The proposed disbanding of the Southern California Regional Airport Authority (SCRAA) because of its ineffectiveness — due to representatives of Orange and Riverside County declining to participate — is seen as an opportunity to take a fresh look at air traffic regionalization with a new entity that supports improved ground transportation access to those airports that want to grow, said Los Angeles City Councilman Bill Rosendahl.

Rosendahl represents the 11th Council District and serves as the city’s representative on Southern California Regional Airport Authority— a joint powers agreement between the Los Angeles, San Bernardino, Riverside, Orange counties and the City of Los Angeles.

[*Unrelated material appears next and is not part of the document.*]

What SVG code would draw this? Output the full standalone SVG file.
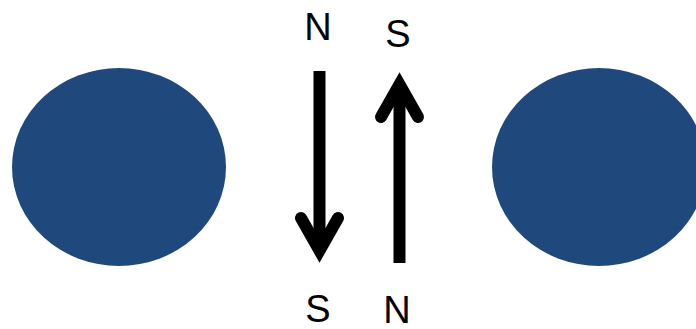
<svg xmlns="http://www.w3.org/2000/svg" width="696" height="329" viewBox="0 0 696 329">
<style>
.ball{fill:#1F497D}
.arr{fill:none;stroke:#000;stroke-width:12}
.head{stroke-linecap:round;stroke-linejoin:miter;stroke-miterlimit:10}
.lbl{font-family:"Liberation Sans",Arial,sans-serif;font-size:38px;fill:#000;text-anchor:middle}
</style>
<rect width="696" height="329" fill="#fff"/>
<g id="magnet-left"><ellipse class="ball" cx="119" cy="167" rx="107" ry="99"/></g>
<g id="magnet-right"><ellipse class="ball" cx="599" cy="167" rx="107" ry="99"/></g>
<g id="connectors">
<g id="arrow-down">
<line class="arr" x1="319.5" y1="71" x2="319.5" y2="248"/>
<polyline class="arr head" points="301,218 319.5,250.6 338,218"/>
</g>
<g id="arrow-up">
<line class="arr" x1="399.5" y1="263" x2="399.5" y2="86"/>
<polyline class="arr head" points="381,117 399.5,84.4 418,117"/>
</g>
</g>
<g id="labels">
<text class="lbl" x="318" y="40">N</text>
<text class="lbl" x="398" y="47">S</text>
<text class="lbl" x="318" y="322">S</text>
<text class="lbl" x="397" y="323">N</text>
</g>
</svg>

The Southern California Regional Airport Authority originally started in 1984 to resolve the problem of growing air traffic at LAX (Los Angeles International Airport) and ran consistently until 2003, when it was disbanded. It was reinstated in 2006.

Rosendahl, Los Angeles City Councilwoman Janice Hahn, Los Angeles County Supervisor for the Fourth District Don Knabe, and 36th District U.S. Congresswoman Jane Harman joined Los Angeles Mayor Antonio Villaraigosa in 2006 to reactivate the Southern California Regional Airport Authority.

Stakeholder survey results showed that the entire group should either be able to work together for solutions or disband entirely.

Rosendahl said he “is now convinced that this board should use the remaining resources it has to devise and facilitate the creation of a new organization with a clear focus on pursuing ground transportation access to receiver airports.

“Considering today’s circumstances, we must devise a new entity that can best pursue regionalization with real success under the political realities of our time,” said Rosendahl. “Simply put, if we improve access to these airports, air traffic will shift to these airports.

“The most important thing we can do now to regionalize air traffic in Southern California is improve ground access to airports that want to grow,” Rosendahl told The Argonaut. “If we make it easier for travelers to get to regional airports like LA/Ontario, air traffic will shift to those airports.

“SCRAA doesn’t have the tools to make that happen, so we initiated this process to figure out what does.”

Rosendahl said he is “pursuing a renaissance of regionalization associated with Southern California’s airports that would not be saddled with the attitudes of the past.”

To facilitate regionalization for Southern California’s airports, Rosendahl is proposing five steps.

— The Southern California Regional Airport Authority board should officially conclude that the authority is no longer the best agency and entity to address and pursue the regionalization and decentralization of Southern California’s air traffic under today’s circumstances.

— The board should take action to commence the disbanding of the authority and request that staff report back on the steps that would need to be taken in order to accomplish decommissioning.

— The remaining authority funds available should be utilized to retain consultant assistance in facilitating the design of a new vehicle to achieve the regionalization in Southern California’s airports, with the primary focus of improving ground transportation access to airports self-designated as receiver airports.

— Interim staff should report back to the board at a special meeting to be scheduled within two months with recommendations to retain consultants and initiate this new approach. The scope of work of those consultants should include designing a preliminary work program, identifying the people and entities deemed best equipped to pursue the new regionalization focus, and working with those stakeholders to develop the strategy.

— Consultants should be hired to explore merging the effort with the regional High Speed Transit Authority, the Southern California Association of Governments, the City of Ontario, the City of West Covina, the Los Angeles County Metropolitan Transportation Authority (Metro) and the California Department of Transportation (Caltrans).

— The final point is to request authorizing staff to hire consultants for a term of two months to develop the recommendations and report at the next SCRAA meeting.

Knabe is a director on the agency’s board and an active voting member along with Rosendahl and Supervisor Gary Ovitt of San Bernardino County.

Ovitt said a number of airports are very interested in obtaining the air traffic, but lack appropriate ground access to the airports.

According to the Los Angeles Business Journal, the agency’s authority has been rejected by Riverside and Orange Counties, and Riverside County Supervisor Bob Buster, although still listed as a member on the authority’s Web site, stopped attending meetings because he was concerned that commercial air traffic might come to March Air Reserve Base.

Buster told the Los Angeles Business Journal that the committee is “L.A.-centric,” and that he “doesn’t want Riverside County to get pushed around.”

Orange County declined to join the committee because of the same concerns about John Wayne Airport, stated the Los Angeles Business Journal.